Each of the 20 participants had already been crowned top speller at their respective elementary schools. The order of the spellers is determined by random lottery. According to spelling bee rules, contestants can ask the moderator to re-pronounce the word, provide a definition and use it in a sentence. The etymology, or origin, of a word can also be requested if the language of origin is of significance.

Once a speller begins naming letters, he or she can stop and start over, according to the rules. But the speller cannot change the letters or the letter sequence when retracing the word. If the contestant changes the order of the letters, he or she is eliminated. If a word is spelled incorrectly, the contestant is eliminated.

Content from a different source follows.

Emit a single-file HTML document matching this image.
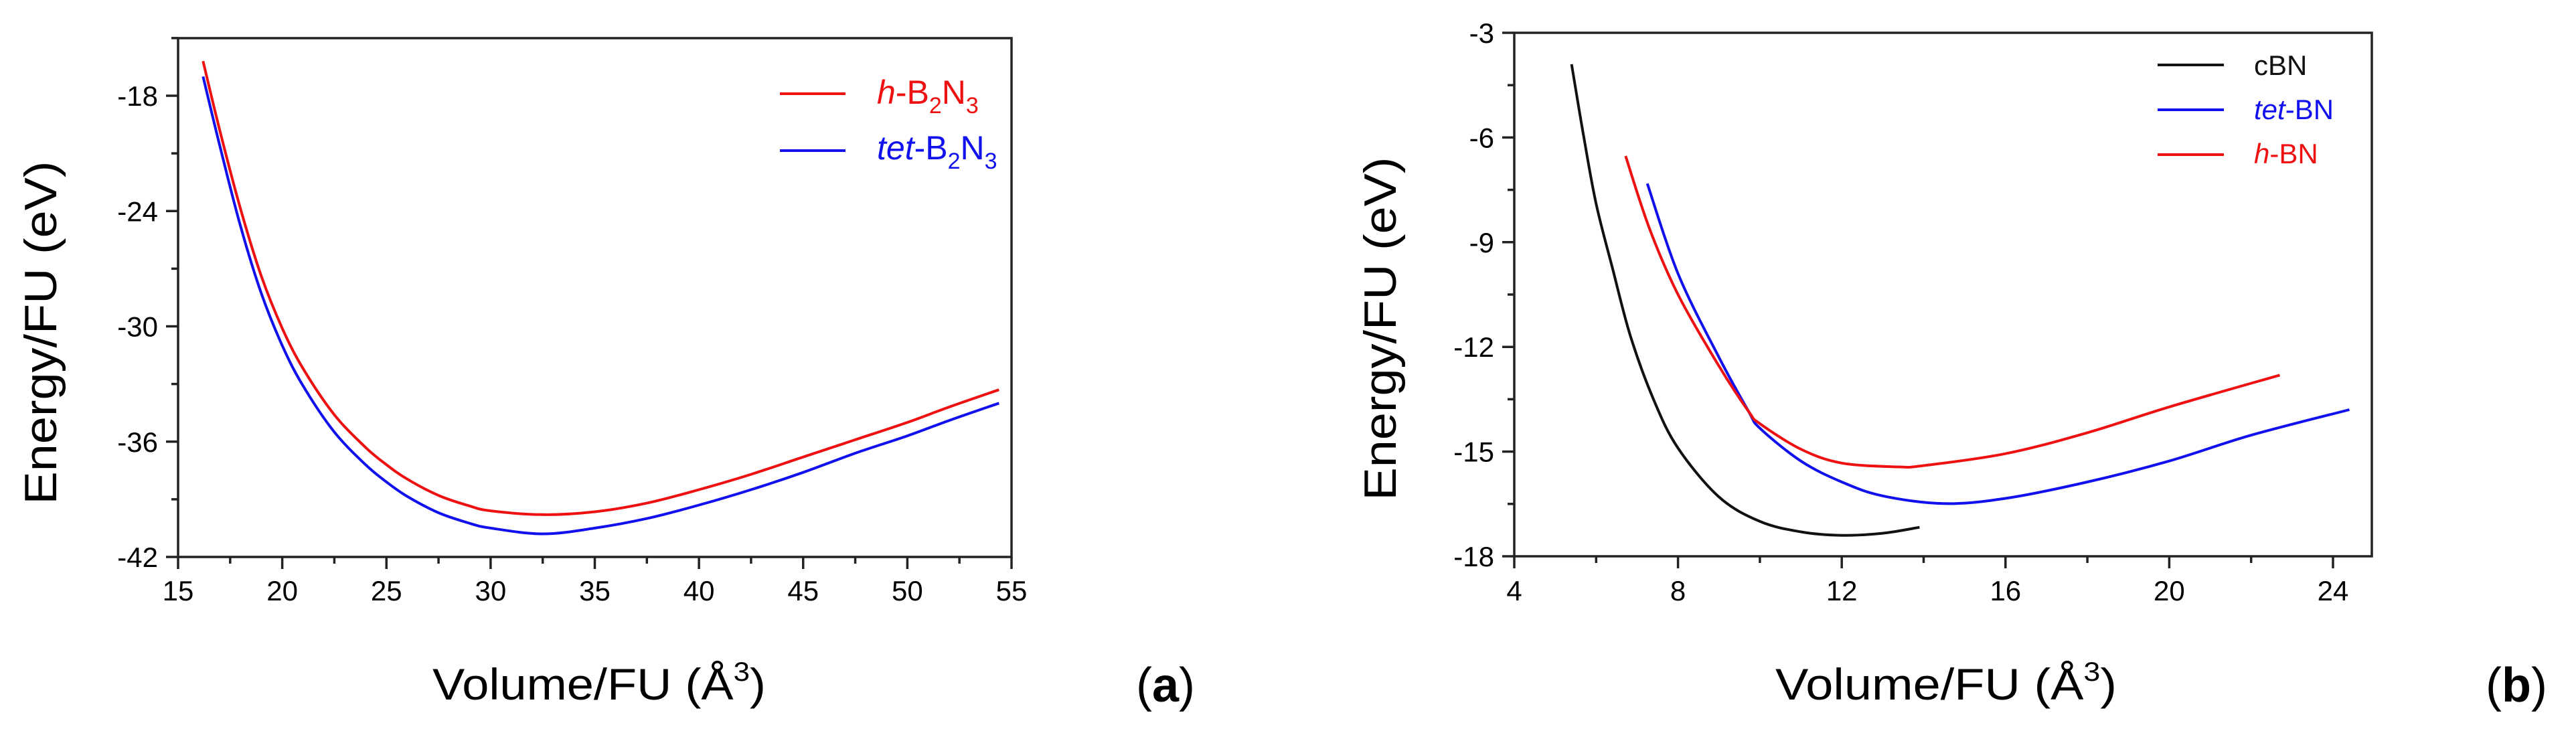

When the competition boils down to just two spellers, the rules change. If one of the two contestants misses a word, the second contestant must correctly spell the missed word, as well as a new word in order to be named winner.

The district championship drew dozens of supportive teachers and nervous parents to the Glendale Unified board room on Monday night. The spelling kicked off with “scripture,” and proceeded with words including “inquisition,” “modulate” and “stationary.”

Each speller displayed their own style – some spit out the letters without pause while others used their fingers to write them out on forearms. At least one speller could been seen making the sign of the cross before taking his turn at the microphone. In round six, Verdugo Woodlands student Nathan Heller, the sole fourth grade participant and eventually fifth place finisher, looked distraught after what he thought was the misspelling of “threshold,” only to break into a grin after being told he had gotten it right.

With four spellers left, the bee reached a stalemate with round after round of correctly spelled words. But the words “odyssey” and “propagate” eventually reduced the field to two.

Last year, then-Verdugo Woodlands sixth grade student Joshua Choi won the event – after weeks of before- and after-school study sessions – with the word “exclaim.” This year, Zerxes had to spell his way through “quaint” “competitor” and “abscess” before sealing the win with “sequence.”

“He was studying all the time,” Zerxes’s sister, Mithra Bhadha said. “He was pretty excited. He asked everyone to help him practice his words.”

The time invested preparing for the spelling bee will benefits participants long after they have left elementary school, district officials said.

“You are spending time with words,” school board President Joylene Wagner said while addressing the participants. “You are spending your own time and your parents are supporting that time your teachers are supporting that time. That is what makes a huge amount of difference. That is what is going to make a huge difference for you in all the years ahead.”